Mentre i talebani prendevano il controllo delle province senza difficoltà, la prima cosa che hanno fatto è stata di liberare membri di al-Qaeda e del Tehrik-e-Taliban Pakistan (Movimento dei talebani del Pakistan, TTP) che erano stipati nelle prigioni di Bagram e di Pul-e-Charkhi. Il leader del TTP, Nur Veli Mehsud, ha subito dopo pubblicato un messaggio: «Vorrei congratularmi con il leader dei credenti, Hibatullah Ahunzade, a nome dei mujaheddin del TTP per questa benedetta vittoria». Un altro leader, fondatore del TTP, Mevlevi Fakir Muhammed, si è rivolto ai suoi sostenitori dopo essere stato rilasciato dalla prigione di Kunar, lodando Allah per la vittoria dei talebani e dicendo che i problemi per i mujaheddin erano finiti.

Il Movimento dei talebani del Pakistan (TTP) è una organizzazione terroristica che mira a rovesciare lo stato pakistano per fondare un emirato islamico e ora Islamabad è molto preoccupata per la protezione che i talebani afghani riservono ai militanti del TTP. Anche il più grande partito islamista del Pakistan, Jamiat Ulema-e Islam, ha salutato l’ingresso dei talebani a Kabul come una vittoria storica.

Secondo diversi osservatori vi è anche la possibilità che l’Afghanistan diventi meta di gruppi radicali provenienti dalla provincia siriana di Idlib. Recentemente Hayat Tahrir al-Sham (HTS), il gruppo terroristico jihadista che controlla Idlib, ha iniziato a perseguire una politica volta a sradicare i jihadisti non siriani dal proprio territorio. Molte fazioni anti Assad in Siria sono infatti costituite da jihadisti provenienti da altre regioni del Medio Oriente, dal Caucaso e dall’Asia centrale.
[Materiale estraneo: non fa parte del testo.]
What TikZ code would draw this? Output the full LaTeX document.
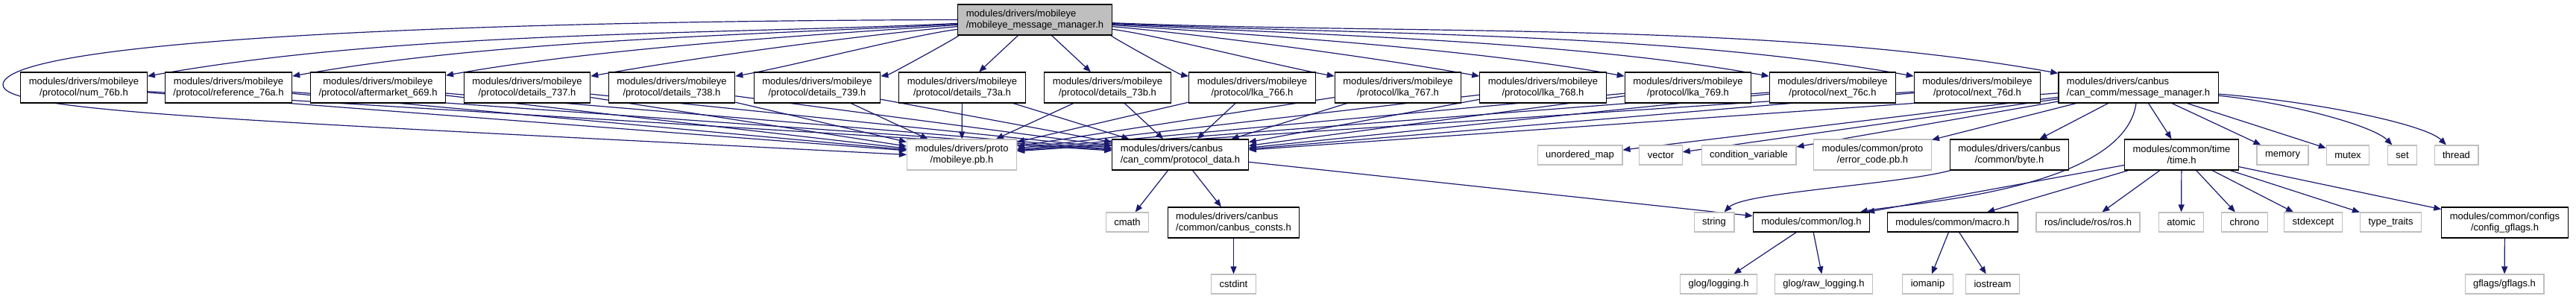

È dunque altamente probabile che, sotto la pressione di HTS, un certo numero di questi gruppi jihadisti possa trasferirsi dal nord della Siria in Afghanistan come ad esempio la fazione di Katibat al-Tawhid wa al-Jihad (da non confondere con l’omonimo gruppo iracheno), composto da combattenti delle repubbliche dell’Asia centrale, principalmente da uzbeki e tagiki, molti dei quali provenienti dalla Russia.
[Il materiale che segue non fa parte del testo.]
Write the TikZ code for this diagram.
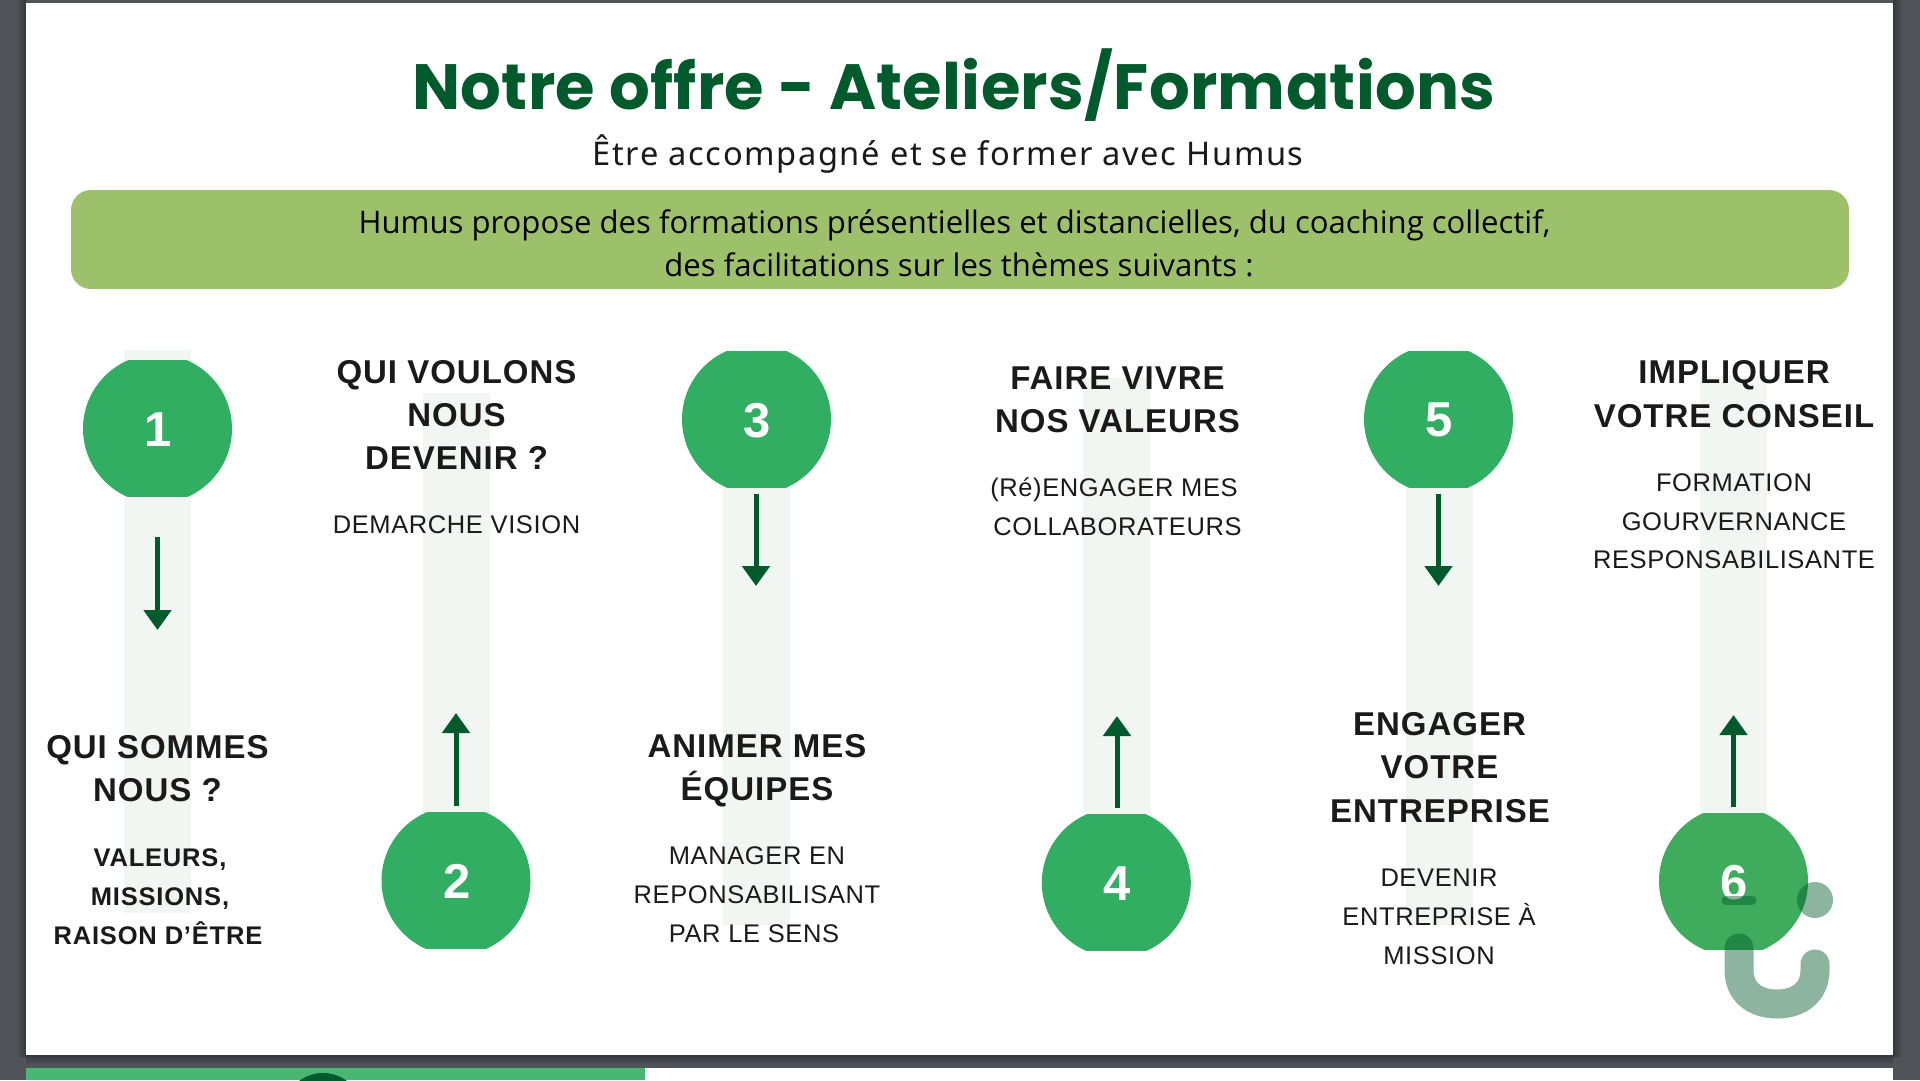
\documentclass[tikz,border=0pt]{standalone}
\usepackage{fontspec}
\usetikzlibrary{arrows.meta}
\setmainfont{Liberation Sans}
\newfontfamily\titlef[LetterSpace=0.5]{Poppins}
\newfontfamily\subf[LetterSpace=5]{Noto Sans}
\newfontfamily\barf{Open Sans}
\newfontfamily\headf[LetterSpace=3]{Liberation Sans}
\newfontfamily\bodyf[LetterSpace=2.4]{Liberation Sans}
\newfontfamily\boldbodyf[LetterSpace=3.2]{Liberation Sans}
\definecolor{bg}{HTML}{505458}
\definecolor{bgdark}{HTML}{36383B}
\definecolor{dgreen}{HTML}{005A2B}
\definecolor{cgreen}{HTML}{31AE62}
\definecolor{cgreenb}{HTML}{3EAC5C}
\definecolor{sgreen}{HTML}{4AB674}
\definecolor{lime}{HTML}{9DC16A}
\definecolor{band}{HTML}{F1F6F2}
\definecolor{ink}{HTML}{1A1A1A}
\tikzset{
  x=1pt,y=-1pt,
  bandbox/.style={fill=band,draw=none},
  titletxt/.style={anchor=base,inner sep=0pt,text=dgreen,font=\titlef\bfseries\fontsize{64}{64}\selectfont},
  subtxt/.style={anchor=base,inner sep=0pt,text=ink,font=\subf\fontsize{32.6}{32.6}\selectfont},
  bartxt/.style={anchor=base,inner sep=0pt,text=black,font=\barf\fontsize{31.1}{31.1}\selectfont},
  headtxt/.style={anchor=base,inner sep=0pt,text=ink,font=\headf\bfseries\fontsize{33}{33}\selectfont},
  bodytxt/.style={anchor=base,inner sep=0pt,text=ink,font=\bodyf\fontsize{25.5}{25.5}\selectfont},
  bodybold/.style={anchor=base,inner sep=0pt,text=ink,font=\boldbodyf\bfseries\fontsize{25.5}{25.5}\selectfont},
  numtxt/.style={inner sep=0pt,text=white,font=\bfseries\fontsize{49}{49}\selectfont},
  flow/.style={draw=dgreen,line width=5pt,-{Triangle[length=20pt,width=27pt]}},
  logo/.style={opacity=.45}
}
\newcommand{\disc}[4]{%
  \begin{scope}
    \clip (#1-80,#2-68) rectangle (#1+80,#2+68);
    \fill[#4] (#1,#2) circle[radius=74.5];
  \end{scope}
  \node[numtxt] (c#3) at (#1+0.7,#2+1) {#3};
}
\begin{document}
\begin{tikzpicture}
\useasboundingbox (0,0) rectangle (1920,1080);
\fill[bg] (0,0) rectangle (1920,1080);
% page shadows
\shade[left color=bg,right color=bgdark] (16,0) rectangle (26,1056);
\shade[left color=bgdark,right color=bg] (1893,0) rectangle (1903,1056);
\shade[top color=bgdark,bottom color=bg] (26,1055) rectangle (1893,1065);
% pages
\fill[white] (26,3) rectangle (1893,1055);
\fill[white] (26,1068) rectangle (1893,1080);
\begin{scope}
  \clip (26,1068) rectangle (645,1080);
  \fill[sgreen] (26,1068) rectangle (645,1080);
  \fill[dgreen] (323,1113) circle[radius=40];
\end{scope}
% title block
\node[titletxt] (title) at (954,109) {Notre offre - Ateliers/Formations};
\node[subtxt] (subtitle) at (948,165) {Être accompagné et se former avec Humus};
\fill[lime,rounded corners=20pt] (71,190) rectangle (1849,289);
\node[bartxt] (bar1) at (954.5,233) {Humus propose des formations présentielles et distancielles, du coaching collectif,};
\node[bartxt] (bar2) at (959,276) {des facilitations sur les thèmes suivants :};
% bands
\fill[bandbox] (124,350) rectangle (191,913);
\fill[bandbox] (423,393) rectangle (490,813);
\fill[bandbox] (723,487) rectangle (790,925);
\fill[bandbox] (1083,378) rectangle (1150,815);
\fill[bandbox] (1406,487) rectangle (1473,925);
\fill[bandbox] (1700,376) rectangle (1767,814);
% discs
\disc{157.5}{428.7}{1}{cgreen}
\disc{456}{880.7}{2}{cgreen}
\disc{756.5}{419.3}{3}{cgreen}
\disc{1116.3}{882.7}{4}{cgreen}
\disc{1438.5}{419.3}{5}{cgreen}
\disc{1733.5}{881.2}{6}{cgreenb}
% arrows
\coordinate (a1s) at (157.5,537); \coordinate (a1e) at (157.5,630);
\coordinate (a2s) at (456,806);   \coordinate (a2e) at (456,713);
\coordinate (a3s) at (756,494);   \coordinate (a3e) at (756,586);
\coordinate (a4s) at (1117,808);  \coordinate (a4e) at (1117,716);
\coordinate (a5s) at (1438.5,494);\coordinate (a5e) at (1438.5,586);
\coordinate (a6s) at (1733.5,807);\coordinate (a6e) at (1733.5,715);
\foreach \n in {1,...,6} \draw[flow] (a\n s) -- (a\n e);
% column 1
\node[headtxt] (h1a) at (157.5,758) {QUI SOMMES};
\node[headtxt] (h1b) at (157.5,801.5) {NOUS ?};
\node[bodybold] (b1a) at (160,866) {VALEURS,};
\node[bodybold] (b1b) at (160,905) {MISSIONS,};
\node[bodybold] (b1c) at (158,944) {RAISON D’ÊTRE};
% column 2
\node[headtxt] (h2a) at (456.5,383) {QUI VOULONS};
\node[headtxt] (h2b) at (456.5,426) {NOUS};
\node[headtxt] (h2c) at (456.5,469) {DEVENIR ?};
\node[bodytxt] (b2a) at (456.5,533) {DEMARCHE VISION};
% column 3
\node[headtxt] (h3a) at (757,757) {ANIMER MES};
\node[headtxt] (h3b) at (757,800) {ÉQUIPES};
\node[bodytxt] (b3a) at (757,864) {MANAGER EN};
\node[bodytxt] (b3b) at (757,903) {REPONSABILISANT};
\node[bodytxt] (b3c) at (754,942) {PAR LE SENS};
% column 4
\node[headtxt] (h4a) at (1117.5,389) {FAIRE VIVRE};
\node[headtxt] (h4b) at (1117.5,432) {NOS VALEURS};
\node[bodytxt] (b4a) at (1114,496) {(Ré)ENGAGER MES};
\node[bodytxt] (b4b) at (1117.5,535) {COLLABORATEURS};
% column 5
\node[headtxt] (h5a) at (1439.5,735) {ENGAGER};
\node[headtxt] (h5b) at (1439.5,778.5) {VOTRE};
\node[headtxt] (h5c) at (1440,822) {ENTREPRISE};
\node[bodytxt] (b5a) at (1439,886) {DEVENIR};
\node[bodytxt] (b5b) at (1439,925) {ENTREPRISE À};
\node[bodytxt] (b5c) at (1439,964) {MISSION};
% column 6
\node[headtxt] (h6a) at (1734,383) {IMPLIQUER};
\node[headtxt] (h6b) at (1734,427) {VOTRE CONSEIL};
\node[bodytxt] (b6a) at (1734,491) {FORMATION};
\node[bodytxt] (b6b) at (1734,530) {GOURVERNANCE};
\node[bodytxt] (b6c) at (1734,568) {RESPONSABILISANTE};
% watermark logo
\begin{scope}[logo]
  \fill[dgreen] (1815,900) circle[radius=18];
  \draw[dgreen,line width=9pt,line cap=round] (1726,900) -- (1752,900);
  \draw[dgreen,line width=29pt,line cap=round] (1739,948) -- (1739,970)
     .. controls (1739,992) and (1755,1004) .. (1777,1004)
     .. controls (1799,1004) and (1815,992) .. (1815,970) -- (1815,964);
\end{scope}
\end{tikzpicture}
\end{document}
Anche la brigata Abu Salah al-Uzbeki, del quale il leader Sirojiddin Mukhtarov è stato arrestato da HTS a giugno, potrebbe trasferirsi dal nord della Sira in Afghanistan. Il leader di HTS, Abu Muhammad al-Jolani, ha necessità di ripulire la regione di Idlib dalle fazioni non siriane, per legittimarsi come unica fazione dominante e potrebbe organizzare un trasferimento di gruppi minori costituiti prevalentemente da non siriani in Afghanistan. Inoltre a Idlib rimane attiva la sezione locale del Partito islamico uiguro del Turkestan orientale, alcune cellule del quale già operano in Afghanistan, così come quella di gruppi jihadisti caucasici: Junud al-Sham e Ajnad al-Kavkaz, che separatisi da HTS stanno cercando opportunità in altri paesi per continuare le proprie attività dirette principalmente contro la Russia.
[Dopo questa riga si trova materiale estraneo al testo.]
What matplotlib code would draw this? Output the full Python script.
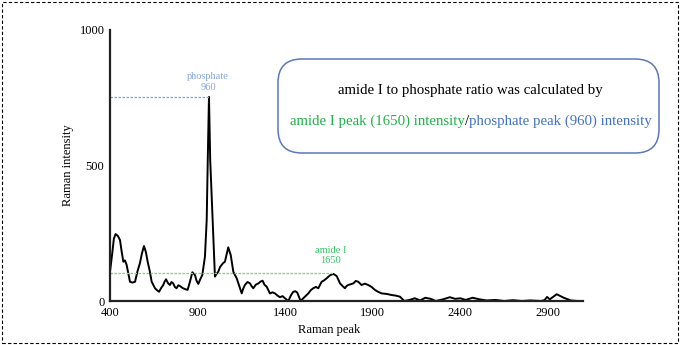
import matplotlib
matplotlib.use("Agg")
from matplotlib import pyplot as plt
from matplotlib.patches import FancyBboxPatch, Rectangle
import numpy as np

plt.rcParams['font.family'] = ['Liberation Serif', 'DejaVu Serif']

# spectrum (wavenumber, intensity)
wavenumber = [400, 406, 413, 422, 432, 445, 457, 466, 476, 485, 495, 505, 514, 528,
              543, 557, 571, 582, 594, 605, 615, 627, 638, 657, 668, 680,
              692, 704, 712, 720, 731, 742, 751, 761, 770, 780, 790, 800, 814, 828,
              843, 856, 870, 885, 894, 904, 915, 927, 942, 952,
              958, 965, 972, 986, 999, 1008, 1018, 1028, 1037, 1046, 1056, 1075,
              1089, 1104, 1123, 1138, 1152, 1160, 1170, 1185, 1199, 1208, 1218,
              1232, 1247, 1260, 1271, 1282, 1294, 1313, 1328, 1342, 1356, 1370,
              1385, 1399, 1418, 1432, 1446, 1458, 1469, 1488, 1500, 1513, 1522,
              1532, 1546, 1560, 1575, 1589, 1608, 1622, 1637, 1656, 1675, 1694,
              1713, 1728, 1741, 1750, 1760, 1775, 1789, 1803, 1817, 1836, 1855,
              1874, 1893, 1912, 1930, 1951, 1980, 2008, 2030, 2055, 2080, 2110,
              2140, 2170, 2200, 2230, 2260, 2300, 2340, 2370, 2400, 2430, 2470,
              2510, 2550, 2600, 2650, 2700, 2750, 2800, 2860, 2880, 2895, 2910,
              2950, 2990, 3030, 3070, 3100]
intensity = [108, 140, 177, 230, 247, 240, 225, 185, 145, 150, 133, 100, 71, 68,
             71, 110, 140, 175, 203, 180, 145, 110, 71, 47, 40, 34,
             48, 59, 72, 80, 66, 59, 70, 65, 52, 47, 58, 55, 48, 44,
             41, 70, 106, 96, 75, 63, 80, 96, 164, 299,
             520, 753, 520, 299, 90, 100, 108, 125, 133, 140, 145, 198,
             170, 108, 84, 55, 28, 45, 59, 70, 65, 55, 47,
             60, 65, 72, 75, 60, 53, 28, 32, 28, 20, 14,
             18, 10, 0, 20, 34, 36, 31, 0, 8, 16, 22,
             28, 40, 47, 52, 47, 71, 76, 84, 95, 100, 92,
             65, 55, 47, 55, 59, 62, 65, 74, 71, 59, 64,
             59, 52, 41, 34, 28, 26, 22, 20, 16, 0, 4,
             10, 2, 12, 8, 0, 6, 14, 8, 10, 4, 12,
             6, 2, 4, 0, 3, 0, 2, 0, 3, 15, 6,
             25, 12, 2, 0, 0]

x_ticks = [400, 900, 1400, 1900, 2400, 2900]
y_ticks = [0, 500, 1000]

phosphate_peak = (965, 753)
amide_peak = (1675, 103)

fig = plt.figure(figsize=(6.8, 3.45), dpi=100)
ax = fig.add_axes([110 / 680, 1 - 301 / 345, 473 / 680, 271 / 345])

ax.plot(wavenumber, intensity, color="black", linewidth=1.4)
ax.set_xlim(400, 3100)
ax.set_ylim(0, 1000)
ax.set_xticks(x_ticks)
ax.set_yticks(y_ticks)
ax.tick_params(length=0, labelsize=9, pad=4)
for s in ["top", "right"]:
  ax.spines[s].set_visible(False)
for s in ["left", "bottom"]:
  ax.spines[s].set_linewidth(1.6)
  ax.spines[s].set_color("#222222")

ax.set_ylabel("Raman intensity", fontsize=9, labelpad=4)
fig.text(329 / 680, 1 - 330 / 345, "Raman peak", fontsize=9, ha="center", va="center")

# reference lines to the two peaks
ax.plot([400, phosphate_peak[0]], [phosphate_peak[1]] * 2, color="#7fa2e6",
        linestyle=(0, (2, 1.2)), linewidth=0.9)
ax.plot([400, amide_peak[0]], [amide_peak[1]] * 2, color="#7fcf7f",
        linestyle=(0, (2, 1.2)), linewidth=0.9)
ax.text(phosphate_peak[0] - 5, phosphate_peak[1] + 20, "phosphate\n960", color="#86a6e0",
        fontsize=7.5, ha="center", va="bottom", linespacing=1.15)
ax.text(amide_peak[0] - 15, amide_peak[1] + 28, "amide I\n1650", color="#3cc06a",
        fontsize=7.5, ha="center", va="bottom", linespacing=1.15)

# rounded box with the explanation
box = FancyBboxPatch((278 / 680, 1 - 153 / 345), 381 / 680, 94 / 345,
                     boxstyle="round,pad=0,rounding_size=0.035",
                     transform=fig.transFigure, facecolor="white",
                     edgecolor="#5b78b8", linewidth=1.1, mutation_aspect=680 / 345)
fig.patches.append(box)
fig.text(470 / 680, 1 - 90 / 345, "amide I to phosphate ratio was calculated by",
         fontsize=10.7, ha="center", va="center")
t1 = fig.text(290 / 680, 1 - 121 / 345, "amide I peak (1650) intensity",
              fontsize=10.7, color="#22b14c", ha="left", va="center")
fig.canvas.draw()
r = fig.canvas.get_renderer()
bb = t1.get_window_extent(r)
t2 = fig.text(bb.x1 / 680, 1 - 121 / 345, "/", fontsize=10.7, color="black",
              ha="left", va="center")
bb2 = t2.get_window_extent(r)
fig.text(bb2.x1 / 680, 1 - 121 / 345, "phosphate peak (960) intensity",
         fontsize=10.7, color="#4472c4", ha="left", va="center")

# dashed frame round the figure
frame = Rectangle((2 / 680, 2 / 345), 676 / 680, 341 / 345, transform=fig.transFigure,
                  fill=False, edgecolor="black", linestyle=(0, (3, 2)), linewidth=0.8)
fig.patches.append(frame)

fig.savefig("out.png", dpi=100)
Ma la possibilità che si crei un corridoio per il trasferimento di combattenti stranieri dalla Siria all’Afghanistan è condizionata dalla presenza della Turchia che controlla gran parte delle aree del nord della Siria dove operano tali gruppi jihadisti. Ankara e Mosca hanno un accordo per Idilb, le forze militari turche hanno il compito di disarmare le formazioni più radicali. È impensabile che la Turchia possa fornire assistenza a questi gruppi. Ma la loro presenza a Idlib e la possibilità che si trasferiscano dalle zone controllate dalla Turchia in Siria non è del tutto da escludere.

Le aree in cui i jihadisti di Idlib potrebbero potenzialmente spostarsi sono le province afgane di Badakhshan, Kunar e Nuristan. Queste regioni divennero note come il Waziristan afghano e non erano completamente controllate né dalle ex autorità afghane né dai talebani. È infatti qui che hanno trovato rifugio rami di vari gruppi salafiti radicali. Ad esempio, a Badakhshan, sono ancora operativi frammenti del Movimento islamico dell’Uzbekistan (IMU), vale a dire la fazione che si è rifiutata di far parte del ramo locale dell’IS-K.

In questa regione opera anche il gruppo radicale tagiko Jamaat Ansarullah, che si è separato dall’IMU e ha compiuto attentati terroristici in Tagikistan. C’è chi sostiene che Ansarullah stia collaborando strettamente con i talebani e che ad esso sia stato affidato persino il compito di proteggere parte del confine afghano-tagiko, ma i talebani negano queste accuse.

Dunque l’ascesa al potere dei talebani lascia molti interrogativi soprattutto sulla loro capacità di risolvere la questione che più sta a cuore a tutti gli attori della regione, comprese Russia e Cina: quella della sicurezza e del terrorismo. Non sappiamo se dopo che si sarà formato il governo e che saranno state stabilite le relazioni estere, sentiremo sempre meno la voce dei cosiddetti “moderati” o sempre più quella dei “radicali”. Quel che è certo è che il potenziale jihadista in questa regione non è diminuito.